The Accountability Roadblock to Assessment Reform
Early advocates for balanced assessment systems, expressed in the seminal publication Knowing What Students Know (KWSK), envisioned various assessments at different levels of the system coherently linked yet serving different purposes. However, KWSK was written prior to the enactment of the No Child Left Behind Act (NCLB). The intense focus on federally-mandated high-stakes accountability determinations changed the nature of district and classroom assessment systems.
Two decades of NCLB and ESSA highlighted how accountability policy ripples through the assessment system. School and district leaders directed considerable attention toward test preparation and related activities designed to improve summative test scores. Assessment initiatives designed to improve instruction and student learning were squeezed out in an effort to raise summative test scores.
Understanding this history is the first step to avoid repeating it, but assessment innovators still find themselves between a rock and a hard place. They can choose to count the assessments designed for instructional purposes in accountability determinations, or they can firewall accountability from instructional components.
Two Bad Choices for Innovation in Assessment
Counting as part of accountability.
In a balanced system, results from local assessment may support monitoring or accountability functions, while state summative results can be used to support district decision-making. But there is a risk. Donald Campbell pointed out almost 50 years ago that increasing the consequences associated with a social indicator escalates the likelihood of corrupting the indicator’s original purposes. In other words, using assessments intended for instructional purposes as part of accountability runs the risk of limiting the instructional utility of these assessments.
Not counting in accountability.
Separating instructional and accountability assessments in the system allows educators the space to build their assessment knowledge and skills. This separation protects the instructional component from accountability influences, but it means the accountability determinations are based solely on the end-of-year assessment. Some states are starting to use shortened summative assessments in an attempt to shrink the “footprint” of the end-of-year test. Depending on how this separation is done, it may reduce the emphasis on the state test, but it places all of the accountability weight on a short, largely selected-response test.
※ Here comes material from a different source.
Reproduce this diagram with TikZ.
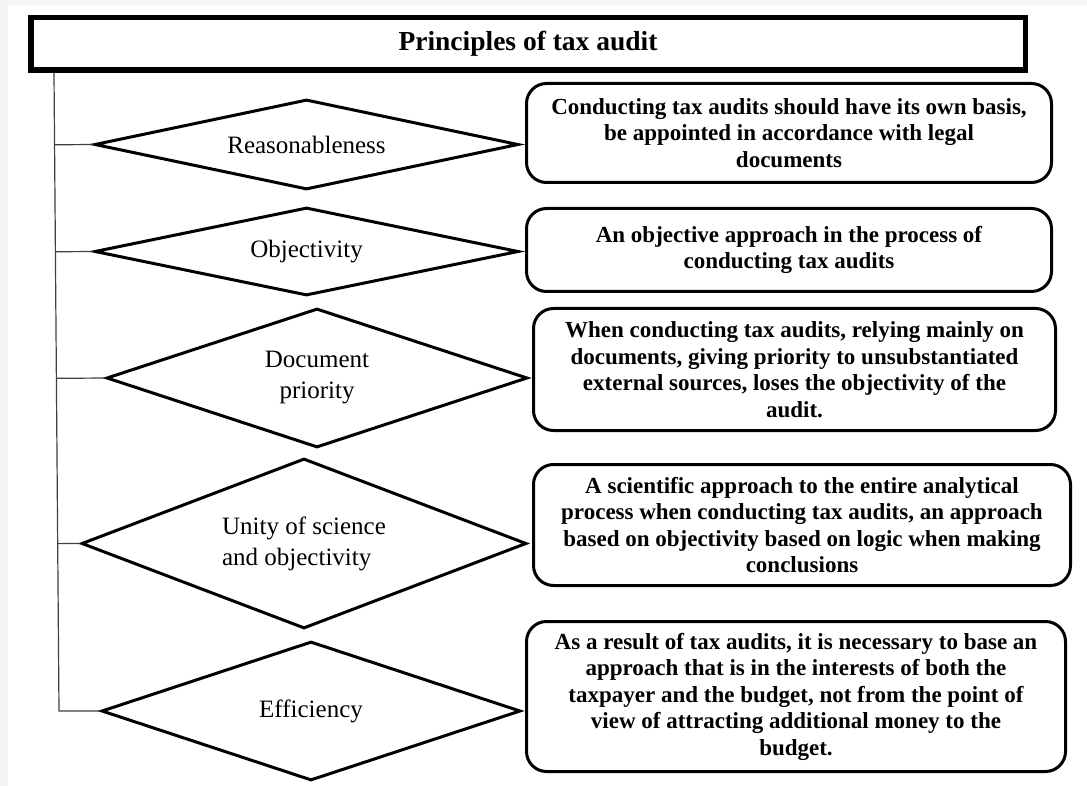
\documentclass[tikz,border=0pt]{standalone}
\usepackage{fontspec}
\setmainfont{Liberation Serif}
\usetikzlibrary{shapes.geometric,calc}

\tikzset{
        principle/.style={diamond,draw,line width=3pt,inner sep=0pt,shape aspect=4.5,align=center,font=\fontsize{25}{31}\selectfont},
        descr/.style={draw,rounded corners=20pt,line width=3pt,inner sep=0pt,align=center,font=\fontsize{23}{26.5}\selectfont\bfseries},
        header/.style={draw,line width=5.5pt,inner sep=0pt,font=\fontsize{27.5}{30}\selectfont\bfseries},
        branch/.style={black!75,line width=1.2pt}
}

\begin{document}
\begin{tikzpicture}[x=1pt,y=-1pt]
        \fill[black!4] (0,0) rectangle (1087,786);
        \fill[white] (8,5) rectangle (1087,786);
        \useasboundingbox (0,0) rectangle (1087,786);
        \node[header,minimum width=994.5pt,minimum height=52.5pt] (title) at (528,44) {Principles of tax audit};
        \node[principle,minimum width=424pt,minimum height=90pt] (r1) at (306.5,144.5) {Reasonableness};
        \node[principle,minimum width=424pt,minimum height=88pt] (r2) at (306.5,251.5) {Objectivity};
        \node[principle,shape aspect=3,minimum width=421pt,minimum height=139pt] (r3) at (317,378) {Document\\priority};
        \node[principle,shape aspect=2.6,align=left,minimum width=445pt,minimum height=170pt] (r4) at (304,543.5) {Unity of science\\and objectivity};
        \node[principle,shape aspect=3,minimum width=419pt,minimum height=139pt] (r5) at (311,711) {Efficiency};
        \node[descr,minimum width=525pt,minimum height=99pt] (e1) at (789,133) {Conducting tax audits should have its own basis,\\be appointed in accordance with legal\\documents};
        \node[descr,minimum width=525pt,minimum height=83pt] (e2) at (789,250) {An objective approach in the process of\\conducting tax audits};
        \node[descr,minimum width=522pt,minimum height=122pt] (e3) at (794.5,369.5) {When conducting tax audits, relying mainly on\\documents, giving priority to unsubstantiated\\external sources, loses the objectivity of the\\audit.};
        \node[descr,minimum width=537pt,minimum height=121pt] (e4) at (802,525) {A scientific approach to the entire analytical\\process when conducting tax audits, an approach\\based on objectivity based on logic when making\\conclusions};
        \node[descr,minimum width=539pt,minimum height=150pt] (e5) at (796,696.5) {As a result of tax audits, it is necessary to base an\\approach that is in the interests of both the\\taxpayer and the budget, not from the point of\\view of attracting additional money to the\\budget.};
        \coordinate (top) at (54,73);
        \coordinate (foot) at (59,711);
        \draw[branch] (top) -- (foot) -- (r5.west);
        \draw[branch] ($(top)!(r1.west)!(foot)$) -- (r1.west);
        \draw[branch] ($(top)!(r2.west)!(foot)$) -- (r2.west);
        \draw[branch] ($(top)!(r3.west)!(foot)$) -- (r3.west);
        \draw[branch] ($(top)!(r4.west)!(foot)$) -- (r4.west);
\end{tikzpicture}
\end{document}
There is a long history of negative effects of accountability tests on classroom instruction because, in part, teachers create activities to mimic the types of test items on the summative test, and district leaders overemphasize interim tests as part of test preparation. Therefore, firewalling the accountability test, while well-intentioned, could work at cross purposes to the innovative reform.
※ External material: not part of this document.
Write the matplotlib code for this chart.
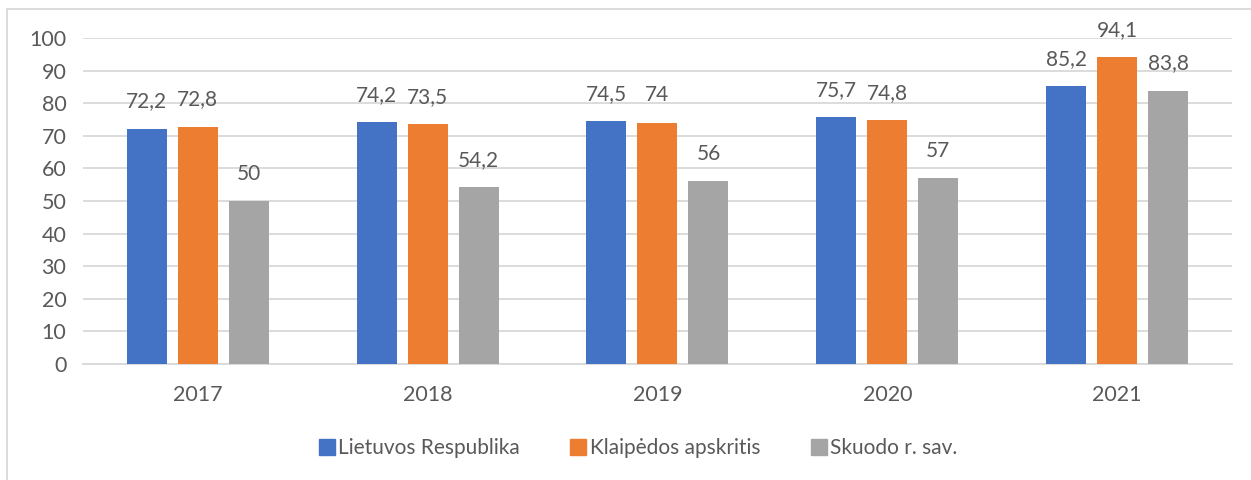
import matplotlib
matplotlib.use("Agg")
import matplotlib.pyplot as plt
from matplotlib.lines import Line2D
import numpy as np

plt.rcParams['font.family'] = ['Lato', 'DejaVu Sans']

years = ["2017", "2018", "2019", "2020", "2021"]
series_names = ["Lietuvos Respublika", "Klaipėdos apskritis", "Skuodo r. sav."]
lietuvos = [72.2, 74.2, 74.5, 75.7, 85.2]
klaipedos = [72.8, 73.5, 74.0, 74.8, 94.1]
skuodo = [50.0, 54.2, 56.0, 57.0, 83.8]
labels_lt = ["72,2", "74,2", "74,5", "75,7", "85,2"]
labels_kl = ["72,8", "73,5", "74", "74,8", "94,1"]
labels_sk = ["50", "54,2", "56", "57", "83,8"]
colors = ["#4472C4", "#ED7D31", "#A5A5A5"]
text_color = "#595959"

fig = plt.figure(figsize=(12.51, 4.8), dpi=100)
ax = fig.add_axes([0.0663, 0.2417, 0.9185, 0.6791])

x = np.arange(len(years))
width = 0.174
offsets = [-0.222, 0.0, 0.222]
all_vals = [lietuvos, klaipedos, skuodo]
all_labels = [labels_lt, labels_kl, labels_sk]

for vals, labs, off, col, name in zip(all_vals, all_labels, offsets, colors, series_names):
    bars = ax.bar(x + off, vals, width, color=col, label=name, zorder=3)
    for b, lab in zip(bars, labs):
        ax.annotate(lab, (b.get_x() + b.get_width() / 2, b.get_height()),
                    xytext=(0, 12.5), textcoords="offset points",
                    ha="center", va="bottom", fontsize=15, color=text_color)

ax.set_xlim(-0.5, len(years) - 0.5)
ax.set_ylim(0, 100)
ax.set_yticks(np.arange(0, 101, 10))
ax.set_xticks(x)
ax.set_xticklabels(years)
ax.yaxis.grid(True, color="#D9D9D9", linewidth=1.3, zorder=0)
ax.set_axisbelow(True)
for s in ["top", "right", "left"]:
    ax.spines[s].set_visible(False)
ax.spines["bottom"].set_color("#D9D9D9")
ax.spines["bottom"].set_linewidth(1.3)
ax.tick_params(axis="both", length=0, labelsize=15.5, colors=text_color)
ax.tick_params(axis="y", pad=12)
ax.tick_params(axis="x", pad=15)

handles = [Line2D([0], [0], marker="s", linestyle="none", markersize=11,
                  markerfacecolor=c, markeredgecolor=c) for c in colors]
leg = fig.legend(handles, series_names, loc="center", bbox_to_anchor=(0.509, 0.067),
                 ncol=3, frameon=False, fontsize=15, handletextpad=0.05,
                 columnspacing=2.3, handlelength=1.0)
for t in leg.get_texts():
    t.set_color(text_color)

# chart border (top and left visible)
fig.add_artist(Line2D([7 / 1251, 1.0], [1 - 9 / 480, 1 - 9 / 480], color="#D9D9D9", lw=1.3,
                      transform=fig.transFigure))
fig.add_artist(Line2D([7 / 1251, 7 / 1251], [0, 1 - 9 / 480], color="#D9D9D9", lw=1.3,
                      transform=fig.transFigure))

fig.savefig("out.png", dpi=100)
Accountability Flexibility Must Accompany Assessment Reform
How do we get out of this conundrum? At a minimum, the IADA must be expanded to include accountability flexibility for participating states and districts. States should determine an appropriate approach for holding participating districts and schools accountable for performance while participating in the IADA, such as evaluating the effectiveness of professional development programs, changes in teacher practices, and, of course, improving student learning defined in ways coherent with the aims of the reform.
However, we cannot achieve our longer-term goal of instantiating balanced systems of assessment without major changes to federal requirements for state accountability systems. My colleagues and I offered several suggestions for expanding accountability options under a revised Elementary and Secondary Education Act, including providing considerably more flexibility in how states hold schools accountable and expanding the focus of accountability to districts and states.
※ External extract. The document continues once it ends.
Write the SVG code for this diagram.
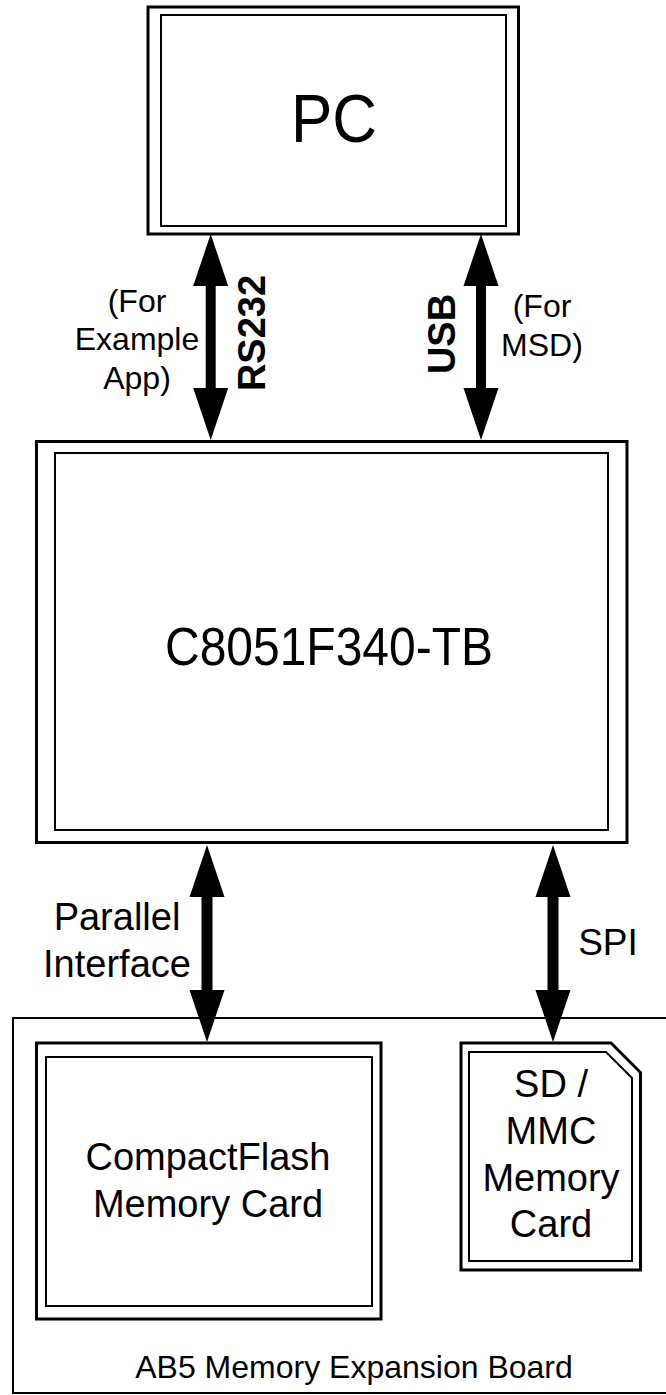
<svg xmlns="http://www.w3.org/2000/svg" width="666" height="1395" viewBox="0 0 666 1395">
<style>
.outer{fill:none;stroke:#000;stroke-width:3;stroke-linejoin:miter}
.inner{fill:none;stroke:#000;stroke-width:2;stroke-linejoin:miter}
.board{fill:none;stroke:#000;stroke-width:2}
.t{font-family:"Liberation Sans",Arial,sans-serif;fill:#000;text-anchor:middle}
.b{font-family:"Liberation Sans",Arial,sans-serif;font-weight:bold;fill:#000;text-anchor:middle}
.arrow{fill:#000;stroke:none}
</style>
<rect x="0" y="0" width="666" height="1395" fill="#fff"/>
<g id="board">
<rect class="board" x="13" y="1018" width="700" height="375"/>
<text class="t" x="354" y="1378" font-size="32">AB5 Memory Expansion Board</text>
</g>
<g id="pc">
<rect class="outer" x="148" y="7" width="370.5" height="227"/>
<rect class="inner" x="161" y="15" width="345" height="211"/>
<text class="t" font-size="62" transform="translate(334,142) scale(1,1.12)">PC</text>
</g>
<g id="mcu">
<rect class="outer" x="36.5" y="441.5" width="590.5" height="401"/>
<rect class="inner" x="55" y="453" width="553" height="377"/>
<text class="t" font-size="48" transform="translate(329,665) scale(1,1.1)">C8051F340-TB</text>
</g>
<g id="cf">
<rect class="outer" x="36.5" y="1043" width="344.5" height="276"/>
<rect class="inner" x="46" y="1057" width="326" height="249"/>
<text class="t" x="208" y="1170" font-size="38">CompactFlash</text>
<text class="t" x="208" y="1217" font-size="38">Memory Card</text>
</g>
<g id="sd">
<polygon class="outer" points="461,1043 611,1043 640.5,1072.5 640.5,1270 461,1270"/>
<polygon class="inner" points="469,1052 606,1052 632,1078 632,1261 469,1261"/>
<text class="t" x="551" y="1097" font-size="38">SD /</text>
<text class="t" x="551" y="1144" font-size="38">MMC</text>
<text class="t" x="551" y="1191" font-size="38">Memory</text>
<text class="t" x="551" y="1237" font-size="38">Card</text>
</g>
<g id="connectors">
<polygon class="arrow" points="210.7,234 228.2,286 215.7,286 215.7,388 228.2,388 210.7,440 193.2,388 205.7,388 205.7,286 193.2,286"/>
<polygon class="arrow" points="481,234 498.5,286 486,286 486,388 498.5,388 481,440 463.5,388 476,388 476,286 463.5,286"/>
<polygon class="arrow" points="207,845 224.5,897 212.5,897 212.5,990 224.5,990 207,1042 189.5,990 201.5,990 201.5,897 189.5,897"/>
<polygon class="arrow" points="553,845 570.5,897 558.5,897 558.5,990 570.5,990 553,1042 535.5,990 547.5,990 547.5,897 535.5,897"/>
<text class="t" x="137" y="312" font-size="32">(For</text>
<text class="t" x="137" y="350" font-size="32">Example</text>
<text class="t" x="137" y="389" font-size="32">App)</text>
<text class="b" font-size="38" transform="translate(265,333) rotate(-90)">RS232</text>
<text class="b" font-size="38" transform="translate(455,334) rotate(-90)">USB</text>
<text class="t" x="542" y="317" font-size="32">(For</text>
<text class="t" x="542" y="356" font-size="32">MSD)</text>
<text class="t" x="117" y="930" font-size="38">Parallel</text>
<text class="t" x="117" y="977" font-size="38">Interface</text>
<text class="t" x="608" y="955" font-size="37">SPI</text>
</g>
</svg>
Given our tapestry of state contexts, it does not make sense for every state to have to follow the same accountability formula. No question, the federal government should hold states to account for providing all students with sufficient opportunities to learn. After all, the purpose of Title I is “…to provide all children significant opportunity to receive a fair, equitable, and high-quality education...” But states can be held accountable and can hold their schools accountable without the federal government dictating the specific means of accountability. Further, states can design reciprocal accountable systems that support the development and implementation of balanced assessment systems.
Fostering balanced systems of assessment requires moving away from accountability determinations based largely on end-of-year tests. I am not advocating a laissez-faire approach to school accountability. Conversely, accountability to support balanced assessment systems will be more comprehensive than current systems and likely more rigorous as well. This approach to accountability could involve requiring a state to submit a detailed theory of action describing the design, implementation, and evaluation of the balanced assessment systems, including things like appropriate professional learning opportunities and calibrating the quality and scoring of local assessments. The theory of action should also include a continuous improvement plan along with a set of indicators for which the school or district will be accountable. The state should describe how it will measure the various indicators along with defining the criteria for success, such that the indicators transparently communicate how the balanced assessment system is supporting the intended learning and assessment reforms.
I offer this one example of a reformed accountability system in an attempt to illustrate a key point. Accountability must shift from a top-down approach that relies heavily on a single end-of-year test to one that recognizes and supports the more holistic nature of learning and assessment reform.
Further, my vision of accountability recognizes that real and sustained change only occurs when actors in the system take ownership of the need to change, as well as the methods necessary to bring about that change.